Short exercise: Repeat the material below exactly, with no pictures.

Information supplied:
=======
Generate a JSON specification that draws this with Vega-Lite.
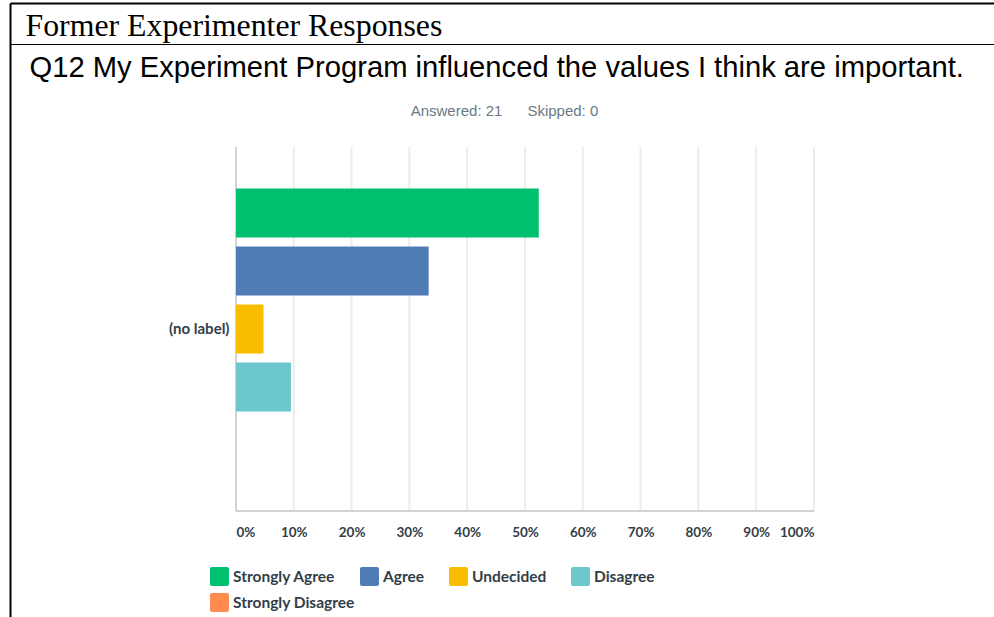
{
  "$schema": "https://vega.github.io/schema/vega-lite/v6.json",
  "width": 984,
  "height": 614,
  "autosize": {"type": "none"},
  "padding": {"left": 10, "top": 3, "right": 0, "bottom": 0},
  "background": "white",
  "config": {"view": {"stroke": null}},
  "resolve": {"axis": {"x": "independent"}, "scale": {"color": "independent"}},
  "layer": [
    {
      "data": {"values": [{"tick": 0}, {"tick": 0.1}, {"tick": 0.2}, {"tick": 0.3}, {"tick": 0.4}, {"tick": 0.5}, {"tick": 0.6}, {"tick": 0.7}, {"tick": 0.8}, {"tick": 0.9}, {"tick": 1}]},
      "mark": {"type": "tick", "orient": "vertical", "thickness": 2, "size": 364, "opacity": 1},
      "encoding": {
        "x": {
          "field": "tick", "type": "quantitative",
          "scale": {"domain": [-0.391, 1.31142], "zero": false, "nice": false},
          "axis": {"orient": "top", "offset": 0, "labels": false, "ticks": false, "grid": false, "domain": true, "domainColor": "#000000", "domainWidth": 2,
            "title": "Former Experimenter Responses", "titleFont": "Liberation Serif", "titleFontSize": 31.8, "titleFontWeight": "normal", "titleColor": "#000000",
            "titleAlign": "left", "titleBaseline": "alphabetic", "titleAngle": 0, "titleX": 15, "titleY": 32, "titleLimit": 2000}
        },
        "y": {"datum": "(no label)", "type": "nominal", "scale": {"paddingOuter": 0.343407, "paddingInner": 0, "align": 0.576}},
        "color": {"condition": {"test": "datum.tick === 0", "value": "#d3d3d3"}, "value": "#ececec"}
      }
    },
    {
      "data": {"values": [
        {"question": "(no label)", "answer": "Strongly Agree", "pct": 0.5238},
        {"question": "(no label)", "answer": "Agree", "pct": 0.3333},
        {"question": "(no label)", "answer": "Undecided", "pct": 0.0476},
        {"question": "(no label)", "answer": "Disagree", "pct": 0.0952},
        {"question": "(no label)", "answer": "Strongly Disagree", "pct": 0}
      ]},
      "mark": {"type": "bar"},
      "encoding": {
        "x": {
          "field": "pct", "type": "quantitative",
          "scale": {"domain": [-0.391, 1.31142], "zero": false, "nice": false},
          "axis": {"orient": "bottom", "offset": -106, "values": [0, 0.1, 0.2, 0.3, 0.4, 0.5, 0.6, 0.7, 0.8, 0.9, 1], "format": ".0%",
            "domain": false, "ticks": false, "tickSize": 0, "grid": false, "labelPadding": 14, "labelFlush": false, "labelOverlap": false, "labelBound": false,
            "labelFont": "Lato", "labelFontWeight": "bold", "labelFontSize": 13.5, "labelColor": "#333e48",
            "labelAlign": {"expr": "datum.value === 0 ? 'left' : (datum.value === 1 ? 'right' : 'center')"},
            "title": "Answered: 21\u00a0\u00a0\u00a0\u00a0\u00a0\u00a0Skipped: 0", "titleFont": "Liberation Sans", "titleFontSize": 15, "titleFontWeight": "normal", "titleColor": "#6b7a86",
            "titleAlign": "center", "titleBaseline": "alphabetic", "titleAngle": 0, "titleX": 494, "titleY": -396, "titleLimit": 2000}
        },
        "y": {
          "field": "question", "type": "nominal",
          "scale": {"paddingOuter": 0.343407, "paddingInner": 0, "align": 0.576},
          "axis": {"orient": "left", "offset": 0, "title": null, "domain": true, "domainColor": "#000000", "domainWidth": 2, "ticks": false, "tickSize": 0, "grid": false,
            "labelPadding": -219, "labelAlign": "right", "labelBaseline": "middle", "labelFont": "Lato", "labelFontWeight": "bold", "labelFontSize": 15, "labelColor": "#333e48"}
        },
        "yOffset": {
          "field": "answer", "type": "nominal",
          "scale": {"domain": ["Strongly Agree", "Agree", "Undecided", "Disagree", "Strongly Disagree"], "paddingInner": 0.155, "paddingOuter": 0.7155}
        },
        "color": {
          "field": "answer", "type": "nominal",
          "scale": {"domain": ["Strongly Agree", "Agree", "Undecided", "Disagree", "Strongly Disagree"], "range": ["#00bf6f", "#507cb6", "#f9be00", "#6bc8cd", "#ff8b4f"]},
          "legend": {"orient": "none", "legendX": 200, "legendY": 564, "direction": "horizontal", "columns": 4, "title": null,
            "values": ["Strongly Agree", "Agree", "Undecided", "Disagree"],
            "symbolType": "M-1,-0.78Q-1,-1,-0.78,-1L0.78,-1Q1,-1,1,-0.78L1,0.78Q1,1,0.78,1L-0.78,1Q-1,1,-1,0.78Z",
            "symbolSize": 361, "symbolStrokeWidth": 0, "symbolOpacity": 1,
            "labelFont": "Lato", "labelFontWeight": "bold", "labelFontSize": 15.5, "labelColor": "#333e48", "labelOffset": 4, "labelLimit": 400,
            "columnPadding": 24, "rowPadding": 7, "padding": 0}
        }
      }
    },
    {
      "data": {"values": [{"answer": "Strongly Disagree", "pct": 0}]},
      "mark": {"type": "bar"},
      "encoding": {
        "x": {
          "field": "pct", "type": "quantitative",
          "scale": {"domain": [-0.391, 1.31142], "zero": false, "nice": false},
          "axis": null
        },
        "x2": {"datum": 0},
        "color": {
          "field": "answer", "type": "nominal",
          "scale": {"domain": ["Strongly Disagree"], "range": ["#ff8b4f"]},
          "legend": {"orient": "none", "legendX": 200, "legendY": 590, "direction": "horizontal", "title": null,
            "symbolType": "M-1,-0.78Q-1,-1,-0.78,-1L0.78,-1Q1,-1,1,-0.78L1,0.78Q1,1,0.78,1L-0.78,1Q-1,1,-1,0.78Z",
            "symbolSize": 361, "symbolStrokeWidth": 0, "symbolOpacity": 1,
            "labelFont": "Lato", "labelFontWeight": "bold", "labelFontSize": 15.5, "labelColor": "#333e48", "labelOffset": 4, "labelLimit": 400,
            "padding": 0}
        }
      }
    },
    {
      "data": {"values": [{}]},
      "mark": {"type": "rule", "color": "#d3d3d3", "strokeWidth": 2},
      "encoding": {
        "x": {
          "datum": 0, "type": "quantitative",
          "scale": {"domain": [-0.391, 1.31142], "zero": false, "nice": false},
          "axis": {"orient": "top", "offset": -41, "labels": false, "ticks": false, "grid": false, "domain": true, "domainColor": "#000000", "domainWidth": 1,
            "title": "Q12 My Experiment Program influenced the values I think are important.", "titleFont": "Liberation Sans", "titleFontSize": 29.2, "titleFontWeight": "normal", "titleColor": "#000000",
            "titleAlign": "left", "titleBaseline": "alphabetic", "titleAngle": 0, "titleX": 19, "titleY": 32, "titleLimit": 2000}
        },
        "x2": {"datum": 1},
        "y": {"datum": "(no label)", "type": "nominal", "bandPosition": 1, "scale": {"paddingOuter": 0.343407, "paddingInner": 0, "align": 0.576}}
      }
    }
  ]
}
=======
Right answer:
Generate a JSON specification that draws this with Vega-Lite.
{
  "$schema": "https://vega.github.io/schema/vega-lite/v6.json",
  "width": 984,
  "height": 614,
  "autosize": {"type": "none"},
  "padding": {"left": 10, "top": 3, "right": 0, "bottom": 0},
  "background": "white",
  "config": {"view": {"stroke": null}},
  "resolve": {"axis": {"x": "independent"}, "scale": {"color": "independent"}},
  "layer": [
    {
      "data": {"values": [{"tick": 0}, {"tick": 0.1}, {"tick": 0.2}, {"tick": 0.3}, {"tick": 0.4}, {"tick": 0.5}, {"tick": 0.6}, {"tick": 0.7}, {"tick": 0.8}, {"tick": 0.9}, {"tick": 1}]},
      "mark": {"type": "tick", "orient": "vertical", "thickness": 2, "size": 364, "opacity": 1},
      "encoding": {
        "x": {
          "field": "tick", "type": "quantitative",
          "scale": {"domain": [-0.391, 1.31142], "zero": false, "nice": false},
          "axis": {"orient": "top", "offset": 0, "labels": false, "ticks": false, "grid": false, "domain": true, "domainColor": "#000000", "domainWidth": 2,
            "title": "Former Experimenter Responses", "titleFont": "Liberation Serif", "titleFontSize": 31.8, "titleFontWeight": "normal", "titleColor": "#000000",
            "titleAlign": "left", "titleBaseline": "alphabetic", "titleAngle": 0, "titleX": 15, "titleY": 32, "titleLimit": 2000}
        },
        "y": {"datum": "(no label)", "type": "nominal", "scale": {"paddingOuter": 0.343407, "paddingInner": 0, "align": 0.576}},
        "color": {"condition": {"test": "datum.tick === 0", "value": "#d3d3d3"}, "value": "#ececec"}
      }
    },
    {
      "data": {"values": [
        {"question": "(no label)", "answer": "Strongly Agree", "pct": 0.5238},
        {"question": "(no label)", "answer": "Agree", "pct": 0.3333},
        {"question": "(no label)", "answer": "Undecided", "pct": 0.0476},
        {"question": "(no label)", "answer": "Disagree", "pct": 0.0952},
        {"question": "(no label)", "answer": "Strongly Disagree", "pct": 0}
      ]},
      "mark": {"type": "bar"},
      "encoding": {
        "x": {
          "field": "pct", "type": "quantitative",
          "scale": {"domain": [-0.391, 1.31142], "zero": false, "nice": false},
          "axis": {"orient": "bottom", "offset": -106, "values": [0, 0.1, 0.2, 0.3, 0.4, 0.5, 0.6, 0.7, 0.8, 0.9, 1], "format": ".0%",
            "domain": false, "ticks": false, "tickSize": 0, "grid": false, "labelPadding": 14, "labelFlush": false, "labelOverlap": false, "labelBound": false,
            "labelFont": "Lato", "labelFontWeight": "bold", "labelFontSize": 13.5, "labelColor": "#333e48",
            "labelAlign": {"expr": "datum.value === 0 ? 'left' : (datum.value === 1 ? 'right' : 'center')"},
            "title": "Answered: 21\u00a0\u00a0\u00a0\u00a0\u00a0\u00a0Skipped: 0", "titleFont": "Liberation Sans", "titleFontSize": 15, "titleFontWeight": "normal", "titleColor": "#6b7a86",
            "titleAlign": "center", "titleBaseline": "alphabetic", "titleAngle": 0, "titleX": 494, "titleY": -396, "titleLimit": 2000}
        },
        "y": {
          "field": "question", "type": "nominal",
          "scale": {"paddingOuter": 0.343407, "paddingInner": 0, "align": 0.576},
          "axis": {"orient": "left", "offset": 0, "title": null, "domain": true, "domainColor": "#000000", "domainWidth": 2, "ticks": false, "tickSize": 0, "grid": false,
            "labelPadding": -219, "labelAlign": "right", "labelBaseline": "middle", "labelFont": "Lato", "labelFontWeight": "bold", "labelFontSize": 15, "labelColor": "#333e48"}
        },
        "yOffset": {
          "field": "answer", "type": "nominal",
          "scale": {"domain": ["Strongly Agree", "Agree", "Undecided", "Disagree", "Strongly Disagree"], "paddingInner": 0.155, "paddingOuter": 0.7155}
        },
        "color": {
          "field": "answer", "type": "nominal",
          "scale": {"domain": ["Strongly Agree", "Agree", "Undecided", "Disagree", "Strongly Disagree"], "range": ["#00bf6f", "#507cb6", "#f9be00", "#6bc8cd", "#ff8b4f"]},
          "legend": {"orient": "none", "legendX": 200, "legendY": 564, "direction": "horizontal", "columns": 4, "title": null,
            "values": ["Strongly Agree", "Agree", "Undecided", "Disagree"],
            "symbolType": "M-1,-0.78Q-1,-1,-0.78,-1L0.78,-1Q1,-1,1,-0.78L1,0.78Q1,1,0.78,1L-0.78,1Q-1,1,-1,0.78Z",
            "symbolSize": 361, "symbolStrokeWidth": 0, "symbolOpacity": 1,
            "labelFont": "Lato", "labelFontWeight": "bold", "labelFontSize": 15.5, "labelColor": "#333e48", "labelOffset": 4, "labelLimit": 400,
            "columnPadding": 24, "rowPadding": 7, "padding": 0}
        }
      }
    },
    {
      "data": {"values": [{"answer": "Strongly Disagree", "pct": 0}]},
      "mark": {"type": "bar"},
      "encoding": {
        "x": {
          "field": "pct", "type": "quantitative",
          "scale": {"domain": [-0.391, 1.31142], "zero": false, "nice": false},
          "axis": null
        },
        "x2": {"datum": 0},
        "color": {
          "field": "answer", "type": "nominal",
          "scale": {"domain": ["Strongly Disagree"], "range": ["#ff8b4f"]},
          "legend": {"orient": "none", "legendX": 200, "legendY": 590, "direction": "horizontal", "title": null,
            "symbolType": "M-1,-0.78Q-1,-1,-0.78,-1L0.78,-1Q1,-1,1,-0.78L1,0.78Q1,1,0.78,1L-0.78,1Q-1,1,-1,0.78Z",
            "symbolSize": 361, "symbolStrokeWidth": 0, "symbolOpacity": 1,
            "labelFont": "Lato", "labelFontWeight": "bold", "labelFontSize": 15.5, "labelColor": "#333e48", "labelOffset": 4, "labelLimit": 400,
            "padding": 0}
        }
      }
    },
    {
      "data": {"values": [{}]},
      "mark": {"type": "rule", "color": "#d3d3d3", "strokeWidth": 2},
      "encoding": {
        "x": {
          "datum": 0, "type": "quantitative",
          "scale": {"domain": [-0.391, 1.31142], "zero": false, "nice": false},
          "axis": {"orient": "top", "offset": -41, "labels": false, "ticks": false, "grid": false, "domain": true, "domainColor": "#000000", "domainWidth": 1,
            "title": "Q12 My Experiment Program influenced the values I think are important.", "titleFont": "Liberation Sans", "titleFontSize": 29.2, "titleFontWeight": "normal", "titleColor": "#000000",
            "titleAlign": "left", "titleBaseline": "alphabetic", "titleAngle": 0, "titleX": 19, "titleY": 32, "titleLimit": 2000}
        },
        "x2": {"datum": 1},
        "y": {"datum": "(no label)", "type": "nominal", "bandPosition": 1, "scale": {"paddingOuter": 0.343407, "paddingInner": 0, "align": 0.576}}
      }
    }
  ]
}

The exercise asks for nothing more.